Ezion went ex-bonus yesterday, triggering what resembled a 15% share price fall. Adjusting for the 1-for-5 bonus, the ex-bonus price should have been SGD1.83, ie in reality the stock gained 1.7%. We continue liking Ezion for its 50% top-in-class FY14F/FY15F recurring net profit growth and focus on its doubly recession-proof shallow water maintenance operations that should continue yielding sturdy doubledigit growth. Maintain BUY, with a SGD2.50 TP (vs SGD3.00).
1-for-5 bonus issue. Ezion's share price was SGD2.20 as at last Friday's close (5 Sept). After adjusting for its 1-for-5 bonus issue, the theoretical ex-bonus price should have been SGD1.83. While, at first glance, Ezion's "plunged" 15% yesterday, in reality the stock actually gained 1.7%.
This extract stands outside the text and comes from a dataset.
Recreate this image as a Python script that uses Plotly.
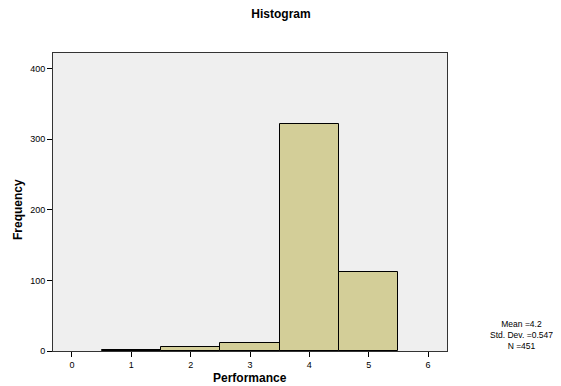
import plotly.graph_objects as go

categories = [1, 2, 3, 4, 5]
frequency = [1, 5, 11, 322, 112]
x_ticks = [0, 1, 2, 3, 4, 5, 6]
y_ticks = [0, 100, 200, 300, 400]
stats_lines = ["Mean =4.2", "Std. Dev. =0.547", "N =451"]

FONT = "Liberation Sans, Arial, sans-serif"
OFF = 8  # default page body margin
W, H = 561 - OFF, 386 - OFF
# plot area in page pixels: left 53, right 447, top 53, bottom 351
L = 53 - OFF
T = 53 - OFF
R = W - (447 - OFF)
B = H - (351 - OFF)
pw = W - L - R
ph = H - T - B


def px_x(x):
    return (x - OFF - L) / pw


def px_y(y):
    return (H - B - (y - OFF)) / ph


fig = go.Figure()
fig.add_trace(go.Bar(
    x=categories, y=frequency, width=1,
    marker=dict(color="#D3CE98", line=dict(color="black", width=1)),
    showlegend=False, hoverinfo="x+y",
))

fig.update_layout(
    width=W, height=H,
    margin=dict(l=L, r=R, t=T, b=B, autoexpand=False),
    paper_bgcolor="white",
    plot_bgcolor="#EFEFEF",
    font=dict(family=FONT, color="black", size=9),
    bargap=0,
    title=dict(text="<b>Histogram</b>", x=(281 - OFF) / W, xanchor="center",
               y=1 - (14 - OFF) / H, yanchor="middle",
               font=dict(family=FONT, size=12, color="black")),
    annotations=[
        dict(text="<br>".join(stats_lines), x=px_x(521), y=px_y(335),
             xref="paper", yref="paper", showarrow=False,
             xanchor="center", yanchor="middle",
             font=dict(family=FONT, size=8.5, color="black"), align="center"),
        dict(text="<b>Frequency</b>", x=px_x(18), y=px_y(210),
             xref="paper", yref="paper", showarrow=False, textangle=-90,
             xanchor="center", yanchor="middle",
             font=dict(family=FONT, size=12, color="black")),
        dict(text="<b>Performance</b>", x=px_x(250), y=px_y(378),
             xref="paper", yref="paper", showarrow=False,
             xanchor="center", yanchor="middle",
             font=dict(family=FONT, size=12, color="black")),
    ],
)

fig.update_xaxes(
    range=[-0.32, 6.32], tickmode="array", tickvals=x_ticks,
    ticks="outside", ticklen=5, tickcolor="black", tickwidth=1,
    showline=True, linecolor="#333333", linewidth=1, mirror=True,
    showgrid=False, zeroline=False, automargin=False,
    tickfont=dict(size=9),
)
fig.update_yaxes(
    range=[0, 422], tickmode="array", tickvals=y_ticks,
    ticks="outside", ticklen=5, tickcolor="black", tickwidth=1,
    showline=True, linecolor="#333333", linewidth=1, mirror=True,
    showgrid=False, zeroline=False, automargin=False,
    tickfont=dict(size=9),
)

fig.write_html("out.html")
Top-in-class annual growth of 50%. With locked-in charters over the next few years, we see Ezion delivering 50% recurring earnings growth per year for FY14/FY15 each. This marks its highest growth in the offshore sector. Beyond FY16, growth would depend on securing new service rig contracts, of which we are confident that management can deliver.
Doubly recession-proof. We see the shallow water space as being recession-proof, as production from this segment will need to continue even in the worst-case scenario of a 10% fall in global oil demand. This was highlighted in our Shallow Water Is The New Onshore report dated 28 May. Further to this, the long-term recurring nature of maintenance work, being part of operating expenditure, is also recession-resilient. Ezion's core business is, thus, doubly recession-proof.
Maintain BUY with SGD2.50 TP (from SGD3.00). Ezion remains our Top Pick in the offshore and marine space. We continue to like this stock for its: i) strong 50% recurring net profit growth for a couple of years at10x P/E, ii) recession-proof strategy, and iii) lack of serious competitors in the Asia-Pacific space. Maintain BUY with an adjusted SGD2.50 TP post bonus issue.